An international team led by Cambridge University analysed strands of hair from eight locks in public and private collections in a bid to shed light on Beethoven's health problems.
Five locks were deemed "authentic" by the researchers and came from a single European male.
Ludwig van Beethoven was born in 1770 and died in Vienna in 1827 aged just 56.
The scientists discovered it is likely that Beethoven had a genetic predisposition to liver disease and a hepatitis B infection, combined with his broadly accepted alcohol consumption, that contributed to his death.
Tristan Begg, of Cambridge University, said: "We can surmise from Beethoven's 'conversation books', which he used during the last decade of his life, that his alcohol consumption was very regular, although it is difficult to estimate the volumes being consumed.
"While most of his contemporaries claim his consumption was moderate by early 19th century Viennese standards... this still likely amounted to quantities of alcohol known today to be harmful to the liver.

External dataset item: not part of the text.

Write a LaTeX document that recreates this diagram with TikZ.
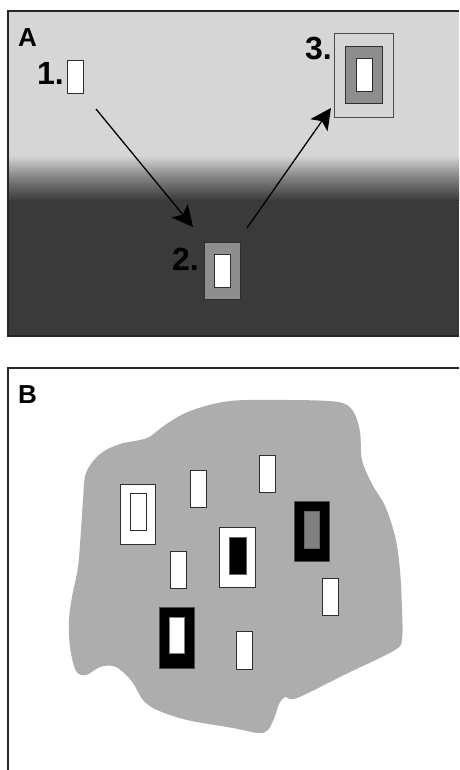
\documentclass[tikz,border=0pt]{standalone}
\usepackage{fontspec}
\setmainfont{Liberation Sans}
\usetikzlibrary{arrows.meta}
\definecolor{lightbg}{HTML}{D6D6D6}
\definecolor{darkbg}{HTML}{3A3A3A}
\definecolor{midgray}{HTML}{8E8E8E}
\definecolor{blobgray}{HTML}{ADADAD}
\definecolor{innergray}{HTML}{808080}
\definecolor{edge}{HTML}{2E2E2E}
\tikzset{
  box/.style={draw=edge, line width=1pt, inner sep=0pt, outer sep=0pt, anchor=north west},
  wbox/.style={box, fill=white},
  gbox/.style={box, fill=midgray},
  kbox/.style={box, fill=black, draw=black!70},
  frame/.style={draw=black!85, line width=1.2pt},
  panel/.style={font=\fontsize{26}{26}\selectfont\bfseries, inner sep=0pt, anchor=base west},
  num/.style={font=\fontsize{32}{32}\selectfont\bfseries, inner sep=0pt, anchor=base east},
  arr/.style={line width=1.3pt, -{Stealth[length=21pt, width=21pt, inset=5pt]}}
}
\begin{document}
\begin{tikzpicture}[x=1pt, y=-1pt]
\useasboundingbox (0,0) rectangle (459,770);

% ---------- panel A: light sky fading into dark ground ----------
\fill[lightbg] (8,11) rectangle (459,156);
\shade[top color=lightbg, bottom color=darkbg, middle color=lightbg!45!darkbg] (8,155.5) rectangle (459,200.5);
\fill[darkbg] (8,200) rectangle (459,336);
\draw[frame] (459,11) -- (8,11) -- (8,336) -- (459,336);
\node[panel] (labA) at (18,47) {A};

% step 1: plain white box
\node[wbox, minimum width=16pt, minimum height=33pt] (b1) at (67,61) {};
\node[num] (n1) at (64,85) {1.};

% step 2: white box inside a gray frame
\node[gbox, minimum width=36pt, minimum height=57pt] (b2) at (204,242) {};
\node[wbox, minimum width=16pt, minimum height=33pt] (b2i) at (214,254) {};
\node[num] (n2) at (199,270) {2.};

% step 3: white box, gray frame, outer light frame
\node[box, fill=lightbg, draw=black!70, minimum width=59pt, minimum height=84pt] (b3) at (334,34) {};
\node[gbox, minimum width=37pt, minimum height=57pt] (b3m) at (345,47) {};
\node[wbox, minimum width=16pt, minimum height=33pt] (b3i) at (356,59) {};
\node[num] (n3) at (332,60) {3.};

% transitions
\coordinate (a1s) at (96,109);
\coordinate (a1e) at (193,227);
\coordinate (a2s) at (247,228);
\coordinate (a2e) at (331,108);
\draw[arr] (a1s) -- (a1e);
\draw[arr] (a2s) -- (a2e);

% ---------- panel B ----------
\draw[frame] (459,368) -- (8,368) -- (8,770);
\node[panel] (labB) at (18,403) {B};

\fill[blobgray] plot[smooth cycle, tension=0.55] coordinates {
  (86,473) (100,454) (120,444) (147,438) (165,425) (190,411) (230,401)
  (290,400) (338,402) (353,411) (360,432) (362,460) (372,484) (385,506)
  (395,536) (400,570) (402,610) (402,638) (395,650) (346,674) (297,698)
  (285,697) (279,704) (275,716) (268,730) (258,733) (233,728) (187,720)
  (157,710) (143,700) (133,683) (123,672) (113,666) (100,667) (86,675)
  (76,671) (70,647) (69,620) (72,597) (78,567) (81,530) (83,500)
};

% double white frame
\node[wbox, minimum width=35pt, minimum height=60pt] (c1) at (120,484) {};
\node[wbox, minimum width=16pt, minimum height=37pt] (c1i) at (130,493) {};
% plain white boxes
\node[wbox, minimum width=16pt, minimum height=37pt] (w1) at (190,470) {};
\node[wbox, minimum width=16pt, minimum height=37pt] (w2) at (259,455) {};
\node[wbox, minimum width=16pt, minimum height=37pt] (w3) at (170,551) {};
\node[wbox, minimum width=16pt, minimum height=37pt] (w4) at (322,578) {};
\node[wbox, minimum width=16pt, minimum height=38pt] (w5) at (236,631) {};
% white frame with black core
\node[wbox, minimum width=36pt, minimum height=60pt] (c2) at (219,527) {};
\node[box, fill=black, draw=black!60, minimum width=17pt, minimum height=37pt] (c2i) at (229,537) {};
% black frame with gray core
\node[kbox, minimum width=35pt, minimum height=60pt] (c3) at (294,501) {};
\node[box, fill=innergray, draw=black!60, minimum width=15pt, minimum height=37pt] (c3i) at (304,511) {};
% black frame with white core
\node[kbox, minimum width=35pt, minimum height=61pt] (c4) at (159,607) {};
\node[box, fill=white, draw=black!50, minimum width=15pt, minimum height=36pt] (c4i) at (169,617) {};
\end{tikzpicture}
\end{document}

"If his alcohol consumption was sufficiently heavy over a long enough period of time, the interaction with his genetic risk factors presents one possible explanation for his cirrhosis."
Johannes Krause from the Max Planck Institute of Evolutionary Anthropology in Germany said: "We cannot say definitely what killed Beethoven, but we can now at least confirm the presence of significant heritable risk and an infection with hepatitis B virus."
Mr Begg added: "Taken in view of the known medical history, it is highly likely that it was some combination of these three factors, including his alcohol consumption... but future research will have to clarify the extent to which each factor was involved."
The composer also suffered progressive hearing loss, which began in his mid to late 20s and led to him being functionally deaf by 1818.
Investigation of the hair samples did not reveal a simple genetic origin of Beethoven's hearing loss.
Mr Begg said: "We hope that by making Beethoven's genome publicly available for researchers, and perhaps adding further authenticated locks to the initial chronological series, remaining questions about his health and genealogy can someday be answered."